Supplied material

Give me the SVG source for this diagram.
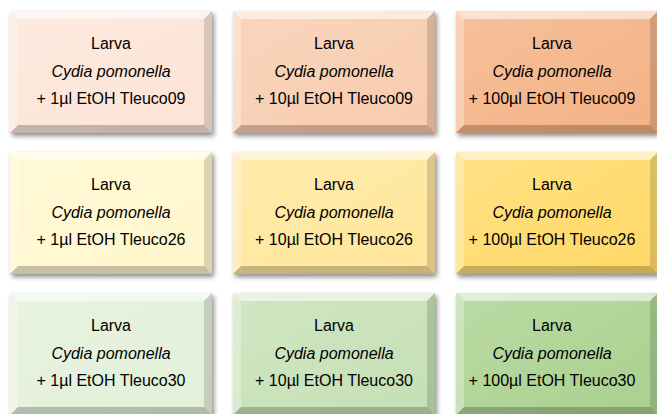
<svg xmlns="http://www.w3.org/2000/svg" xmlns:xlink="http://www.w3.org/1999/xlink" width="657" height="414" viewBox="0 0 657 414">
<style>
.t{font-family:"Liberation Sans",Arial,sans-serif;font-size:16px;fill:#000;text-anchor:middle}
.i{font-style:italic}
.sh{fill:#000;opacity:0.45;filter:url(#blur)}
</style>
<defs>
<filter id="blur" x="-10%" y="-10%" width="130%" height="130%"><feGaussianBlur stdDeviation="2.5"/></filter>
<linearGradient id="sheen" x1="0" y1="0" x2="1" y2="1"><stop offset="0" stop-color="#fff" stop-opacity="0.2"/><stop offset="1" stop-color="#fff" stop-opacity="0"/></linearGradient>
<g id="bev">
<rect width="202" height="122" fill="url(#sheen)"/>
<polygon points="0,0 202,0 194,8 8,8" fill="#fff" opacity="0.55"/>
<polygon points="0,0 8,8 8,114 0,122" fill="#fff" opacity="0.3"/>
<polygon points="202,0 202,122 194,114 194,8" fill="#000" opacity="0.14"/>
<polygon points="0,122 202,122 194,114 8,114" fill="#000" opacity="0.22"/>
</g>
</defs>
<rect width="657" height="414" fill="#fff"/>
<g id="n1"><rect class="sh" x="12" y="14" width="202" height="122"/><rect x="10" y="11" width="202" height="122" fill="#FCE4D6"/><use xlink:href="#bev" x="10" y="11"/>
<text class="t" x="111" y="49">Larva</text><text class="t i" x="111" y="76.5">Cydia pomonella</text><text class="t" x="111" y="104">+ 1µl EtOH Tleuco09</text></g>
<g id="n2"><rect class="sh" x="235" y="14" width="202" height="122"/><rect x="233" y="11" width="202" height="122" fill="#F8CBAD"/><use xlink:href="#bev" x="233" y="11"/>
<text class="t" x="334" y="49">Larva</text><text class="t i" x="334" y="76.5">Cydia pomonella</text><text class="t" x="334" y="104">+ 10µl EtOH Tleuco09</text></g>
<g id="n3"><rect class="sh" x="458" y="14" width="202" height="122"/><rect x="456" y="11" width="202" height="122" fill="#F4B183"/><use xlink:href="#bev" x="456" y="11"/>
<text class="t" x="552" y="49">Larva</text><text class="t i" x="552" y="76.5">Cydia pomonella</text><text class="t" x="552" y="104">+ 100µl EtOH Tleuco09</text></g>
<g id="n4"><rect class="sh" x="12" y="155" width="202" height="122"/><rect x="10" y="152" width="202" height="122" fill="#FFF7CC"/><use xlink:href="#bev" x="10" y="152"/>
<text class="t" x="111" y="190">Larva</text><text class="t i" x="111" y="217.5">Cydia pomonella</text><text class="t" x="111" y="245">+ 1µl EtOH Tleuco26</text></g>
<g id="n5"><rect class="sh" x="235" y="155" width="202" height="122"/><rect x="233" y="152" width="202" height="122" fill="#FFE699"/><use xlink:href="#bev" x="233" y="152"/>
<text class="t" x="334" y="190">Larva</text><text class="t i" x="334" y="217.5">Cydia pomonella</text><text class="t" x="334" y="245">+ 10µl EtOH Tleuco26</text></g>
<g id="n6"><rect class="sh" x="458" y="155" width="202" height="122"/><rect x="456" y="152" width="202" height="122" fill="#FFD966"/><use xlink:href="#bev" x="456" y="152"/>
<text class="t" x="552" y="190">Larva</text><text class="t i" x="552" y="217.5">Cydia pomonella</text><text class="t" x="552" y="245">+ 100µl EtOH Tleuco26</text></g>
<g id="n7"><rect class="sh" x="12" y="296" width="202" height="122"/><rect x="10" y="293" width="202" height="122" fill="#E2F0D9"/><use xlink:href="#bev" x="10" y="293"/>
<text class="t" x="111" y="331">Larva</text><text class="t i" x="111" y="358.5">Cydia pomonella</text><text class="t" x="111" y="386">+ 1µl EtOH Tleuco30</text></g>
<g id="n8"><rect class="sh" x="235" y="296" width="202" height="122"/><rect x="233" y="293" width="202" height="122" fill="#C5E0B4"/><use xlink:href="#bev" x="233" y="293"/>
<text class="t" x="334" y="331">Larva</text><text class="t i" x="334" y="358.5">Cydia pomonella</text><text class="t" x="334" y="386">+ 10µl EtOH Tleuco30</text></g>
<g id="n9"><rect class="sh" x="458" y="296" width="202" height="122"/><rect x="456" y="293" width="202" height="122" fill="#A9D18E"/><use xlink:href="#bev" x="456" y="293"/>
<text class="t" x="552" y="331">Larva</text><text class="t i" x="552" y="358.5">Cydia pomonella</text><text class="t" x="552" y="386">+ 100µl EtOH Tleuco30</text></g>
</svg>
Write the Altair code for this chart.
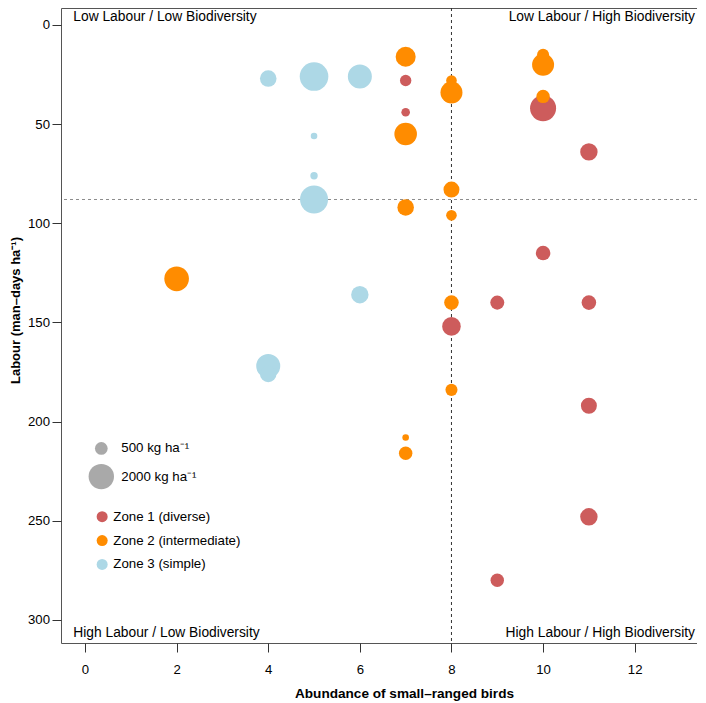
import altair as alt
import pandas as pd

# ---- data ----
zone_names = ["Zone 1 (diverse)", "Zone 2 (intermediate)", "Zone 3 (simple)"]
zone_colors = ["#CD5C5C", "#FF8C00", "#ADD8E6"]

z1_birds = [7, 7, 10, 11, 10, 9, 11, 8, 11, 11, 9]
z1_labour = [28, 44, 42, 64, 115, 140, 140, 152, 192, 248, 280]
z1_yield = [400, 230, 2100, 940, 660, 610, 660, 1070, 790, 940, 560]

z2_birds = [2, 7, 7, 8, 8, 10, 10, 10, 8, 7, 8, 8, 8, 7, 7]
z2_labour = [128, 16, 55, 28, 34, 15, 20, 36, 83, 92, 96, 140, 184, 208, 216]
z2_yield = [1880, 1240, 1580, 350, 1500, 450, 1500, 560, 790, 850, 350, 660, 450, 135, 560]

z3_birds = [4, 5, 6, 5, 5, 5, 6, 4, 4]
z3_labour = [27, 26, 26, 56, 76, 88, 136, 172, 176]
z3_yield = [850, 2540, 1790, 135, 170, 2430, 940, 1790, 850]

bird_threshold = [8]
labour_threshold = [88]

x_ticks = [0, 2, 4, 6, 8, 10, 12]
y_ticks = [0, 50, 100, 150, 200, 250, 300]
legend_yields = [500, 2000]

quadrant_labels = ["Low Labour / Low Biodiversity", "Low Labour / High Biodiversity",
                   "High Labour / Low Biodiversity", "High Labour / High Biodiversity"]

rows = []
for name, xs, ys, ws in [(zone_names[0], z1_birds, z1_labour, z1_yield),
                         (zone_names[1], z2_birds, z2_labour, z2_yield),
                         (zone_names[2], z3_birds, z3_labour, z3_yield)]:
    for a, b, c in zip(xs, ys, ws):
        rows.append({"zone": name, "birds": a, "labour": b, "yield": c})
df = pd.DataFrame(rows)

FONT = "Liberation Sans"
W, H = 636, 635

xscale = alt.Scale(domain=[-0.524, 13.36], nice=False, zero=False)
yscale = alt.Scale(domain=[-8.57, 311.65], nice=False, zero=False, reverse=True)

xaxis = alt.Axis(values=x_ticks, format="d", title="Abundance of small\u2013ranged birds",
                 titleFontWeight="bold", titleFontSize=13.6, titleX=343, titleY=54,
                 titleBaseline="alphabetic", titleAlign="center",
                 labelFontSize=13.2, labelPadding=11, tickSize=9, grid=False, domain=False)
yaxis = alt.Axis(values=y_ticks, format="d", title="Labour (man\u2013days ha\u207b\u00b9)",
                 titleFontWeight="bold", titleFontSize=13, titleX=-46, titleY=302,
                 titleAngle=270, titleBaseline="middle", titleAlign="center",
                 labelFontSize=13.2, labelPadding=2.5, tickSize=9, grid=False, domain=False)

vline = alt.Chart(pd.DataFrame({"birds": bird_threshold})).mark_rule(
    color="#333333", strokeDash=[3, 3], strokeWidth=1
).encode(x=alt.X("birds:Q", scale=xscale, axis=xaxis))

hline = alt.Chart(pd.DataFrame({"labour": labour_threshold})).mark_rule(
    color="#8c8c8c", strokeDash=[3, 3], strokeWidth=1
).encode(y=alt.Y("labour:Q", scale=yscale, axis=yaxis))

points = alt.Chart(df).mark_circle(opacity=1, strokeWidth=0).encode(
    x=alt.X("birds:Q", scale=xscale, axis=xaxis),
    y=alt.Y("labour:Q", scale=yscale, axis=yaxis),
    color=alt.Color("zone:N", scale=alt.Scale(domain=zone_names, range=zone_colors),
                    legend=alt.Legend(title=None, orient="none", legendX=34.5, legendY=502,
                                      symbolSize=121, symbolType="circle", symbolStrokeWidth=0,
                                      symbolOpacity=1, labelOffset=4.5, rowPadding=9.9,
                                      labelFontSize=13.3, labelFont=FONT, labelColor="black")),
    size=alt.Size("yield:Q", scale=alt.Scale(type="linear", domain=[0, 2000], range=[0, 645]),
                  legend=alt.Legend(title=None, orient="none", legendX=27.3, legendY=433.8,
                                    values=legend_yields,
                                    labelExpr="datum.value + ' kg ha\u207b\u00b9'",
                                    symbolFillColor="#A9A9A9", symbolStrokeWidth=0,
                                    symbolOpacity=1, symbolType="circle",
                                    labelOffset=7, rowPadding=8.8,
                                    labelFontSize=13.3, labelFont=FONT, labelColor="black")),
)

def qlabel(text, px, py, align):
    return alt.Chart(pd.DataFrame({"t": [text]})).mark_text(
        align=align, baseline="alphabetic", fontSize=13.8, font=FONT, color="black"
    ).encode(x=alt.value(px), y=alt.value(py), text="t:N")

labels = [
    qlabel(quadrant_labels[0], 12.3, 12.5, "left"),
    qlabel(quadrant_labels[1], W - 2, 12.5, "right"),
    qlabel(quadrant_labels[2], 12.3, H - 6, "left"),
    qlabel(quadrant_labels[3], W - 2, H - 6, "right"),
]

chart = alt.layer(vline, hline, points, *labels).properties(
    width=W, height=H,
    autosize=alt.AutoSizeParams(type="none"),
    padding={"left": 53, "top": 0, "right": 0, "bottom": 60},
).configure(font=FONT).configure_view(
    stroke="#555555", strokeWidth=1
).configure_axis(
    labelFont=FONT, titleFont=FONT, labelColor="black", titleColor="black",
    tickColor="#333333"
)

chart.save("out.html", embed_options={"renderer": "svg", "actions": False})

What you have to do
Report each line in the preceding entries that holds the string "this".

Expected answer
Give me the SVG source for this diagram.
Write the Altair code for this chart.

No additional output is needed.